___ DATA LINES ___

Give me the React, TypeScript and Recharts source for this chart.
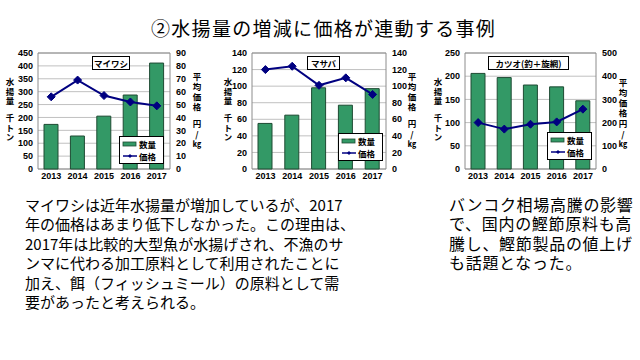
import React from "react";
import {
  ComposedChart,
  Bar,
  Line,
  XAxis,
  YAxis,
  CartesianGrid,
  ReferenceArea,
} from "recharts";

const years = ["2013", "2014", "2015", "2016", "2017"];

// マイワシ
const iwashiCatch = [173, 128, 205, 287, 411];
const iwashiPrice = [56, 69, 57, 52, 49];
const iwashiLeftTicks = [0, 50, 100, 150, 200, 250, 300, 350, 400, 450];
const iwashiRightTicks = [0, 10, 20, 30, 40, 50, 60, 70, 80, 90];

// マサバ
const sabaCatch = [55, 65, 98, 77, 97];
const sabaPrice = [120, 124, 101, 110, 90];
const sabaLeftTicks = [0, 20, 40, 60, 80, 100, 120, 140];
const sabaRightTicks = [0, 20, 40, 60, 80, 100, 120, 140];

// カツオ
const katsuoCatch = [206, 197, 181, 177, 147];
const katsuoPrice = [200, 172, 193, 203, 258];
const katsuoLeftTicks = [0, 50, 100, 150, 200, 250];
const katsuoRightTicks = [0, 100, 200, 300, 400, 500];

const JP = '"Noto Sans CJK JP", sans-serif';
const TICK = { fontSize: 9, fontWeight: 700, fill: "#000", fontFamily: '"Liberation Sans", Arial' };
const GREEN = "#339966";
const NAVY = "#000080";

const Diamond = (props: any) => {
  const { cx, cy } = props;
  if (cx == null || cy == null) return null;
  const r = 4;
  return (
    <path
      d={`M${cx},${cy - r}L${cx + r},${cy}L${cx},${cy + r}L${cx - r},${cy}Z`}
      fill={NAVY}
      stroke={NAVY}
    />
  );
};

// 縦書きの軸タイトル
function VText({ x, y, step, children }: { x: number; y: number; step: number; children: React.ReactNode }) {
  return (
    <div
      style={{
        position: "absolute",
        left: x - 8,
        top: y - step / 2,
        width: 16,
        writingMode: "vertical-rl",
        lineHeight: "16px",
        fontSize: 8.5,
        letterSpacing: step - 8.5,
        fontWeight: 700,
        fontFamily: JP,
        whiteSpace: "nowrap",
      }}
    >
      {children}
    </div>
  );
}

interface PanelProps {
  left: number;
  width: number;
  leftW: number;
  rightW: number;
  catchVals: number[];
  priceVals: number[];
  leftTicks: number[];
  rightTicks: number[];
  name: string;
  nameBox: [number, number, number];
  legendBox: [number, number];
  leftTitleX: number;
  rightTitleX: number;
  rightTitleY: number;
}

function Panel(p: PanelProps) {
  const data = years.map((y, i) => ({ year: y, catch: p.catchVals[i], price: p.priceVals[i] }));
  const lmax = p.leftTicks[p.leftTicks.length - 1];
  const rmax = p.rightTicks[p.rightTicks.length - 1];
  return (
    <>
      <div style={{ position: "absolute", left: p.left, top: 40 }}>
        <ComposedChart
          width={p.width}
          height={150}
          data={data}
          margin={{ top: 13, right: 0, bottom: 1, left: 0 }}
          barSize={14}
        >
          <CartesianGrid yAxisId="l" vertical={false} stroke="#c0c0c0" />
          <XAxis
            dataKey="year"
            tick={TICK}
            axisLine={false}
            tickLine={false}
            tickSize={4}
            tickMargin={0}
            height={20}
            interval={0}
          />
          <YAxis
            yAxisId="l"
            width={p.leftW}
            domain={[0, lmax]}
            ticks={p.leftTicks}
            tick={TICK}
            axisLine={false}
            tickLine={false}
            tickSize={3}
            tickMargin={2}
            interval={0}
          />
          <YAxis
            yAxisId="r"
            orientation="right"
            width={p.rightW}
            domain={[0, rmax]}
            ticks={p.rightTicks}
            tick={{ ...TICK, textAnchor: "start" }}
            axisLine={false}
            tickLine={false}
            tickSize={3}
            tickMargin={3}
            interval={0}
          />
          <ReferenceArea yAxisId="l" y1={0} y2={lmax} fill="none" stroke="#8c8c8c" />
          <Bar
            yAxisId="l"
            dataKey="catch"
            fill={GREEN}
            stroke="#1e4a33"
            strokeWidth={1}
            isAnimationActive={false}
          />
          <Line
            yAxisId="r"
            dataKey="price"
            stroke={NAVY}
            strokeWidth={2}
            dot={<Diamond />}
            activeDot={false}
            isAnimationActive={false}
          />
        </ComposedChart>
      </div>
      <div
        style={{
          position: "absolute",
          left: p.nameBox[0],
          top: p.nameBox[1],
          width: p.nameBox[2],
          height: 12,
          border: "1px solid #000",
          background: "#fff",
          fontSize: 8.5,
          fontWeight: 700,
          lineHeight: "12px",
          textAlign: "center",
          fontFamily: JP,
          whiteSpace: "nowrap",
          overflow: "hidden",
        }}
      >
        {p.name}
      </div>
      <div
        style={{
          position: "absolute",
          left: p.legendBox[0],
          top: p.legendBox[1],
          width: 43,
          height: 26,
          border: "1px solid #000",
          background: "#fff",
          fontFamily: JP,
          fontSize: 8.5,
          fontWeight: 700,
        }}
      >
        <svg width={43} height={26} style={{ position: "absolute", left: 0, top: 0 }}>
          <rect x={3} y={5} width={13} height={4} fill={GREEN} stroke="#1e4a33" strokeWidth={0.8} />
          <line x1={3} y1={19} x2={17} y2={19} stroke={NAVY} strokeWidth={1.5} />
          <path d="M10,17L12,19L10,21L8,19Z" fill={NAVY} />
        </svg>
        <div style={{ position: "absolute", left: 19, top: 1, lineHeight: "12px" }}>数量</div>
        <div style={{ position: "absolute", left: 19, top: 13, lineHeight: "12px" }}>価格</div>
      </div>
      <VText x={p.leftTitleX} y={83} step={9.5}>水揚量</VText>
      <VText x={p.leftTitleX} y={119} step={9.5}>千トン</VText>
      <VText x={p.rightTitleX} y={p.rightTitleY} step={10}>平均価格</VText>
      <VText x={p.rightTitleX} y={125} step={10.5}>
        円<span style={{ textCombineUpright: "all" } as any}>/</span>
        <span style={{ textCombineUpright: "all" } as any}>kg</span>
      </VText>
    </>
  );
}

export default function App() {
  return (
    <div
      style={{
        position: "absolute",
        left: 0,
        top: 0,
        width: 640,
        height: 360,
        background: "#fff",
        overflow: "hidden",
        fontFamily: JP,
        color: "#000",
      }}
    >
      <div
        style={{
          position: "absolute",
          left: 151,
          top: 16,
          fontSize: 19,
          letterSpacing: 1.3,
          lineHeight: "24px",
          whiteSpace: "nowrap",
        }}
      >
        ②水揚量の増減に価格が連動する事例
      </div>

      <Panel
        left={0}
        width={210}
        leftW={38}
        rightW={40}
        catchVals={iwashiCatch}
        priceVals={iwashiPrice}
        leftTicks={iwashiLeftTicks}
        rightTicks={iwashiRightTicks}
        name="マイワシ"
        nameBox={[92, 56, 36]}
        legendBox={[119, 136]}
        leftTitleX={10}
        rightTitleX={197}
        rightTitleY={78}
      />
      <Panel
        left={210}
        width={210}
        leftW={42}
        rightW={34}
        catchVals={sabaCatch}
        priceVals={sabaPrice}
        leftTicks={sabaLeftTicks}
        rightTicks={sabaRightTicks}
        name="マサバ"
        nameBox={[307, 56, 31]}
        legendBox={[338, 133]}
        leftTitleX={228}
        rightTitleX={412}
        rightTitleY={78}
      />
      <Panel
        left={420}
        width={215}
        leftW={45}
        rightW={39}
        catchVals={katsuoCatch}
        priceVals={katsuoPrice}
        leftTicks={katsuoLeftTicks}
        rightTicks={katsuoRightTicks}
        name="カツオ(釣＋旋網)"
        nameBox={[488, 56, 79]}
        legendBox={[547, 132]}
        leftTitleX={438}
        rightTitleX={623}
        rightTitleY={84}
      />

      <div
        style={{
          position: "absolute",
          left: 25,
          top: 195,
          fontSize: 15,
          lineHeight: "19.4px",
          whiteSpace: "pre",
        }}
      >
        {"マイワシは近年水揚量が増加しているが、2017\n年の価格はあまり低下しなかった。この理由は、\n2017年は比較的大型魚が水揚げされ、不漁のサ\nンマに代わる加工原料として利用されたことに\n加え、餌（フィッシュミール）の原料として需\n要があったと考えられる。"}
      </div>
      <div
        style={{
          position: "absolute",
          left: 449,
          top: 195,
          fontSize: 16,
          letterSpacing: 0.7,
          lineHeight: "19.4px",
          whiteSpace: "pre",
        }}
      >
        {"バンコク相場高騰の影響\nで、国内の鰹節原料も高\n騰し、鰹節製品の値上げ\nも話題となった。"}
      </div>
    </div>
  );
}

___

**DIRECTIONS:** Reproduce the material above exactly, first line through the line that contains "const sabaRightTicks = [0, 20, 40, 60, 80, 100, 120, 140];", minus the pictures.

**COMPLETE RESPONSE:**
Give me the React, TypeScript and Recharts source for this chart.
import React from "react";
import {
  ComposedChart,
  Bar,
  Line,
  XAxis,
  YAxis,
  CartesianGrid,
  ReferenceArea,
} from "recharts";

const years = ["2013", "2014", "2015", "2016", "2017"];

// マイワシ
const iwashiCatch = [173, 128, 205, 287, 411];
const iwashiPrice = [56, 69, 57, 52, 49];
const iwashiLeftTicks = [0, 50, 100, 150, 200, 250, 300, 350, 400, 450];
const iwashiRightTicks = [0, 10, 20, 30, 40, 50, 60, 70, 80, 90];

// マサバ
const sabaCatch = [55, 65, 98, 77, 97];
const sabaPrice = [120, 124, 101, 110, 90];
const sabaLeftTicks = [0, 20, 40, 60, 80, 100, 120, 140];
const sabaRightTicks = [0, 20, 40, 60, 80, 100, 120, 140];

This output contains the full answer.